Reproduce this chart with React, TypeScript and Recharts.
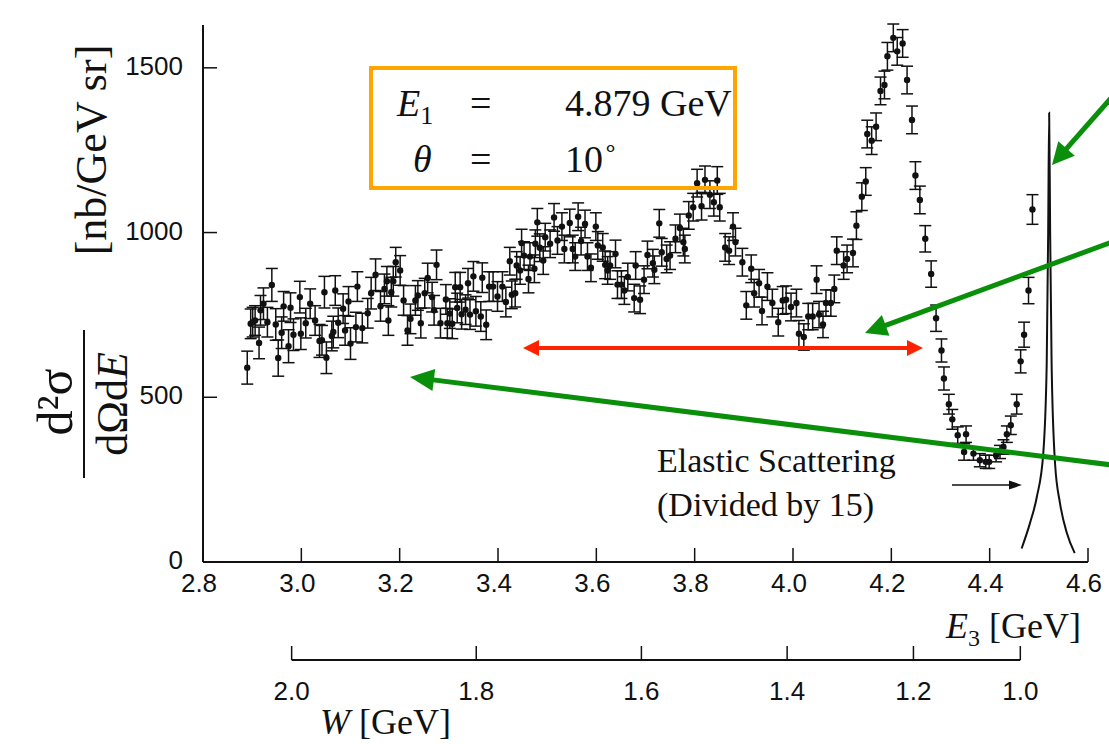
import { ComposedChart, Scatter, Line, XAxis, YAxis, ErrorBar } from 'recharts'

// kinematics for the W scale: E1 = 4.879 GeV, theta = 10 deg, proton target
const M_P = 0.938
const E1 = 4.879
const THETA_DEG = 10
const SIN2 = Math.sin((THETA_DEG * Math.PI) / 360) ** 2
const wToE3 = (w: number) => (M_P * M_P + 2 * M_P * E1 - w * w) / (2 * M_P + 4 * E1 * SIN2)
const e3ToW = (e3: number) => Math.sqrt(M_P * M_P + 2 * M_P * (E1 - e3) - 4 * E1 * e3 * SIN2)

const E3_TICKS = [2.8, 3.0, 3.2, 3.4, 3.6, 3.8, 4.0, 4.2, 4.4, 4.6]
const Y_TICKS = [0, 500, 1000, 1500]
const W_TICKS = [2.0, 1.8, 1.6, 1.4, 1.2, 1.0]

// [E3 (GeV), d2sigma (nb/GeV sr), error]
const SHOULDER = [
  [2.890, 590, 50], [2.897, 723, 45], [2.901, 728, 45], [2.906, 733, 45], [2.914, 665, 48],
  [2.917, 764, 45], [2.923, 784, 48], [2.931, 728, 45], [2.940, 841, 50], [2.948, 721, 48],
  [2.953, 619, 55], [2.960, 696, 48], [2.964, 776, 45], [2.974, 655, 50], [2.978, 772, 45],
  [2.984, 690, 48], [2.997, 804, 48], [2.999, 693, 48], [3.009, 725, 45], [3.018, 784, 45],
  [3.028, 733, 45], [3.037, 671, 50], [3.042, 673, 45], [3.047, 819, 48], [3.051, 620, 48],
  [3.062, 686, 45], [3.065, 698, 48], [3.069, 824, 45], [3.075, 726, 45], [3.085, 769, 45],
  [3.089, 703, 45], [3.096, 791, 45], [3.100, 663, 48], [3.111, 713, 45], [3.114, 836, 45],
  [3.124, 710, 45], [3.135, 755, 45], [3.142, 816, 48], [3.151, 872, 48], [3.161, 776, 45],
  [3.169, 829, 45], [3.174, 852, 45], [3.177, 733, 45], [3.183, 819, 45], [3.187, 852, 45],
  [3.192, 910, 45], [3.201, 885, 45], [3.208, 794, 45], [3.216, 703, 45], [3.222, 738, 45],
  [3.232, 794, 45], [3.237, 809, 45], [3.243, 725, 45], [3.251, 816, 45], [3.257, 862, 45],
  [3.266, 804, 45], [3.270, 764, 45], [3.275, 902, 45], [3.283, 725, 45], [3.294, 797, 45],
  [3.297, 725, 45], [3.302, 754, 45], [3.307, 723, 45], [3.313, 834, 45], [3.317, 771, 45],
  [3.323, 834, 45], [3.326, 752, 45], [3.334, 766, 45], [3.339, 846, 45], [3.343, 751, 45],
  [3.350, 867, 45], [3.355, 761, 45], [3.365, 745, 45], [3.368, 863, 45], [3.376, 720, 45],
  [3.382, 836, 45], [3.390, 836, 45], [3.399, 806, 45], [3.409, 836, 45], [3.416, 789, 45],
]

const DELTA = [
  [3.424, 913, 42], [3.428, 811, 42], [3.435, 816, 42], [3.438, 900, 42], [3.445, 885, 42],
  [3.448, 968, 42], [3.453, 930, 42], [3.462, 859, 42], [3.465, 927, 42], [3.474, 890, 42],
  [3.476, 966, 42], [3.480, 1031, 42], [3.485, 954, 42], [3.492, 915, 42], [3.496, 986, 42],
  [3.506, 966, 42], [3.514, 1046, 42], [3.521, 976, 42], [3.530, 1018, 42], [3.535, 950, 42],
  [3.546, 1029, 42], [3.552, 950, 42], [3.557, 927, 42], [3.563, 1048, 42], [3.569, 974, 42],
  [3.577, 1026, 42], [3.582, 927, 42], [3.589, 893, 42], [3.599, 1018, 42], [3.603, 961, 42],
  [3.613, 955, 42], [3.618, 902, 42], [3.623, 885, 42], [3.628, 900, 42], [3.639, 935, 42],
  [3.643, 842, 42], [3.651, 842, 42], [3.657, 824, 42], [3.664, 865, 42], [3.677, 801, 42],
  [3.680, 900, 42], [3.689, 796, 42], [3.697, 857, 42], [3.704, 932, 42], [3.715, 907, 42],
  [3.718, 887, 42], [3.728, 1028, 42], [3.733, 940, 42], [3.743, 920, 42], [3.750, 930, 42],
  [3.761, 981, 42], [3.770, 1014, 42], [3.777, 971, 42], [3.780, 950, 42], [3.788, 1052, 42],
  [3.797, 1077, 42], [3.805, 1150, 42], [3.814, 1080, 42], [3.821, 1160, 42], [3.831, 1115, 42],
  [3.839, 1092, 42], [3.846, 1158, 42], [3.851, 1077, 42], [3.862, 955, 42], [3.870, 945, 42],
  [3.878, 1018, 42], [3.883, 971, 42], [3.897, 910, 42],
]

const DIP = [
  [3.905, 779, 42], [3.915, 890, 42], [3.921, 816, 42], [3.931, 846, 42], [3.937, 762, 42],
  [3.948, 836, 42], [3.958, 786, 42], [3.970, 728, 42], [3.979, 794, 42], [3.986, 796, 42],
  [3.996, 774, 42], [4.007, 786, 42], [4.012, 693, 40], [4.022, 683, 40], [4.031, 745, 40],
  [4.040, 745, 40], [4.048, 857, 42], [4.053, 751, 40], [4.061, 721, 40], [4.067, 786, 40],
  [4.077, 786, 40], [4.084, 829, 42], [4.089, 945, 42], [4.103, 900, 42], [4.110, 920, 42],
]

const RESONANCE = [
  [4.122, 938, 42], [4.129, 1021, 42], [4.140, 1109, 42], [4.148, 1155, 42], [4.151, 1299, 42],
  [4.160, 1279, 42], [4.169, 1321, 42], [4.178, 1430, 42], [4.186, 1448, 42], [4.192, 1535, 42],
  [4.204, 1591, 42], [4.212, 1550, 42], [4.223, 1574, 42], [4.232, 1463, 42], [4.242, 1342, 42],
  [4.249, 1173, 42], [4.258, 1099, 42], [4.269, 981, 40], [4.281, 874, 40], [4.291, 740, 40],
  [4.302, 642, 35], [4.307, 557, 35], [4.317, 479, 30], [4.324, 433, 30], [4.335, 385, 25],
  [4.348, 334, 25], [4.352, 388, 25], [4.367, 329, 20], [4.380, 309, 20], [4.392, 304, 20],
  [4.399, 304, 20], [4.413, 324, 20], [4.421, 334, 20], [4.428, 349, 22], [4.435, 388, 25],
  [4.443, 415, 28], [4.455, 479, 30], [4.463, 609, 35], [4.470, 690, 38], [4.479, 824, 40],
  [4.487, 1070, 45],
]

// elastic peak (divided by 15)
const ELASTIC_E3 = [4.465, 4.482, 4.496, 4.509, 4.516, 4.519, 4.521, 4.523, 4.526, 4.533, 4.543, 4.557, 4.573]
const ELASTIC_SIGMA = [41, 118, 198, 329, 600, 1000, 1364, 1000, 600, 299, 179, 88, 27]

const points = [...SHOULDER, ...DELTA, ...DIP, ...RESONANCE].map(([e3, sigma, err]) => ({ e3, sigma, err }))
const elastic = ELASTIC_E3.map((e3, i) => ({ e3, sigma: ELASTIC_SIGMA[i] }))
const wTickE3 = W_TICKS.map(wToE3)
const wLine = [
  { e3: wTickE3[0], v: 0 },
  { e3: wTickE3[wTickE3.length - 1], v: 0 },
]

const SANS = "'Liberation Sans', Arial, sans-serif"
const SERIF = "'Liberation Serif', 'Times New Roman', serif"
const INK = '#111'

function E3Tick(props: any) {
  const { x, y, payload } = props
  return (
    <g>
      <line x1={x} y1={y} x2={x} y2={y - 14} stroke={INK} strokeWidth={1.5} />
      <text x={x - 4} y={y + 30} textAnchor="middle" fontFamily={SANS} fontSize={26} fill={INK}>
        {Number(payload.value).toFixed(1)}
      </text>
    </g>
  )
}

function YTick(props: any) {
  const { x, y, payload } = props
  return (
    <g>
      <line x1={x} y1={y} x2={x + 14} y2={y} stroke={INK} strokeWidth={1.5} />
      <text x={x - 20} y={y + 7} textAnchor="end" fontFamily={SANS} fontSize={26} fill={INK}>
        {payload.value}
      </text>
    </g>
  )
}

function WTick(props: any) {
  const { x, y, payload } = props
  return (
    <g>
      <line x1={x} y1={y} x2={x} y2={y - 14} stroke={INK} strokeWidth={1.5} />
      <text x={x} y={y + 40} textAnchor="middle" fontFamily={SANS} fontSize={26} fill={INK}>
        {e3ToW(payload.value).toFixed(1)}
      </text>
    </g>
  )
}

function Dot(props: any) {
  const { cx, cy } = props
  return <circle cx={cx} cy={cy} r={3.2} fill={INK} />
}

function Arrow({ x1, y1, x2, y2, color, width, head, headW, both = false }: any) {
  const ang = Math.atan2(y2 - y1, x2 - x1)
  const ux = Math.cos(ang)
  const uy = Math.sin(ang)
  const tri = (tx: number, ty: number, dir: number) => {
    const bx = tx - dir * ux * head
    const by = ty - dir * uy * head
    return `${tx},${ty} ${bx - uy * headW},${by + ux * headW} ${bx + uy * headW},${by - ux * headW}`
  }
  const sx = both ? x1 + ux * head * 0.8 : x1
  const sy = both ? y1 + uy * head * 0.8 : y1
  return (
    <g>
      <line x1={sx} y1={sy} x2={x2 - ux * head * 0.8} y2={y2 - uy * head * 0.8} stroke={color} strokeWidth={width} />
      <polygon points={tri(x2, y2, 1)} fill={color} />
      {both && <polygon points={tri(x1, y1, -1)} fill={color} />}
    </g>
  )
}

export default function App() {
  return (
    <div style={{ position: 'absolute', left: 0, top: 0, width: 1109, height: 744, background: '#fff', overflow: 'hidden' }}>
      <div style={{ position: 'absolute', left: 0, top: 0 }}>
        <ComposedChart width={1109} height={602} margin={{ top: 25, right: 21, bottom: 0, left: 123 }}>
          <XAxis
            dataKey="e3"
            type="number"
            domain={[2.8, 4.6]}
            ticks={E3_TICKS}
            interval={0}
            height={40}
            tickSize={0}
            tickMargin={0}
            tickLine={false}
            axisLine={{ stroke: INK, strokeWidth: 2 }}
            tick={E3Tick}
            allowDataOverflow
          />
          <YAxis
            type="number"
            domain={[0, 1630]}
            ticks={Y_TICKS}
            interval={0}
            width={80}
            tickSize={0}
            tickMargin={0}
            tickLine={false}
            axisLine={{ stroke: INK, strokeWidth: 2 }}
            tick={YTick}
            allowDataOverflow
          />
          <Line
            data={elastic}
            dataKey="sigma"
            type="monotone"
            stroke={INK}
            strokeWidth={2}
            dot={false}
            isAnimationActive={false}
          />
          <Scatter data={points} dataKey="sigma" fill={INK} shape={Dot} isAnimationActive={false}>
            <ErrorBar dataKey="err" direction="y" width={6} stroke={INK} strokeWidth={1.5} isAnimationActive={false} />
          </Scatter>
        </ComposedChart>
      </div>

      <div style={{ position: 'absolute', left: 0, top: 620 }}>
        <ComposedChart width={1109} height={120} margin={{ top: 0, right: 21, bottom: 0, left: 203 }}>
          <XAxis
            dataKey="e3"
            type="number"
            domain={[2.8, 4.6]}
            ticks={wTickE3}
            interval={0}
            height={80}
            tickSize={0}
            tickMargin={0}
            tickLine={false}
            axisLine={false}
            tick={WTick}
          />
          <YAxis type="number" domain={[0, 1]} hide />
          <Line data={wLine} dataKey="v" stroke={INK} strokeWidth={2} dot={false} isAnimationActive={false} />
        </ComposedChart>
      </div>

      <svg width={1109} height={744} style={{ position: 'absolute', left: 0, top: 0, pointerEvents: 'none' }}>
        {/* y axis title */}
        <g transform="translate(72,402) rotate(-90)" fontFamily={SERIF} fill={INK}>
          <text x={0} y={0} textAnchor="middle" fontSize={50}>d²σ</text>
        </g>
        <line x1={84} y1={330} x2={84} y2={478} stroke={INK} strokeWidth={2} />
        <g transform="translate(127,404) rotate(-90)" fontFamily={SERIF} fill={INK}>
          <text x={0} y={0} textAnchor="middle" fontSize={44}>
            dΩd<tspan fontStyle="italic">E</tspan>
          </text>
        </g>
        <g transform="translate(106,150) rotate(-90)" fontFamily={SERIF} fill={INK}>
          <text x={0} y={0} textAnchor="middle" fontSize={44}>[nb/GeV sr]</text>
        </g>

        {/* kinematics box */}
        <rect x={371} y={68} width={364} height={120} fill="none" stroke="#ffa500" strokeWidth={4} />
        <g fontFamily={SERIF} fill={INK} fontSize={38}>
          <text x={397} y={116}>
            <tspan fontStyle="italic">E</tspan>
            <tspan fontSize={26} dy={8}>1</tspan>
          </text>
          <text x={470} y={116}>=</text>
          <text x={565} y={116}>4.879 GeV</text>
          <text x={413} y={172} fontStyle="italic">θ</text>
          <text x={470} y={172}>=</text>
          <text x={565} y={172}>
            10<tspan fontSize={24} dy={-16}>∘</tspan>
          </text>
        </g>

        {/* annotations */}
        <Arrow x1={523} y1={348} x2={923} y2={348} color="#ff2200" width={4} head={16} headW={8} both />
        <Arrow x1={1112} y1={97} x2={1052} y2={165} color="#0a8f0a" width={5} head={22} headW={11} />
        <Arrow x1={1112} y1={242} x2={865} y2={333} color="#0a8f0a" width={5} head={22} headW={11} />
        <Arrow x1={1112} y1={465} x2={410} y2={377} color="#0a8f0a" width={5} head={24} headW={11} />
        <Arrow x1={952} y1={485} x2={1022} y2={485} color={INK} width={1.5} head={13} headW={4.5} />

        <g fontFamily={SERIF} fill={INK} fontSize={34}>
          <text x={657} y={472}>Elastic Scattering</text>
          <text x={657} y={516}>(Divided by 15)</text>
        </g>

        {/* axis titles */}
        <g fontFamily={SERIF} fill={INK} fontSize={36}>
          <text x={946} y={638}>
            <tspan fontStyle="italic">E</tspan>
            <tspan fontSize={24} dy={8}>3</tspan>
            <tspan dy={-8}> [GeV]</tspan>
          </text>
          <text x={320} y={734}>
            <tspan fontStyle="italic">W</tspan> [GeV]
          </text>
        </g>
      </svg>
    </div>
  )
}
= = = = =
EXERCISE INSTRUCTIONS
Each line from the top of the material through the line containing "XAxis, YAxis, ErrorBar" should be reproduced exactly; please drop any images.

ANSWER TO THE EXERCISE
Reproduce this chart with React, TypeScript and Recharts.
import { ComposedChart, Scatter, Line, XAxis, YAxis, ErrorBar } from 'recharts'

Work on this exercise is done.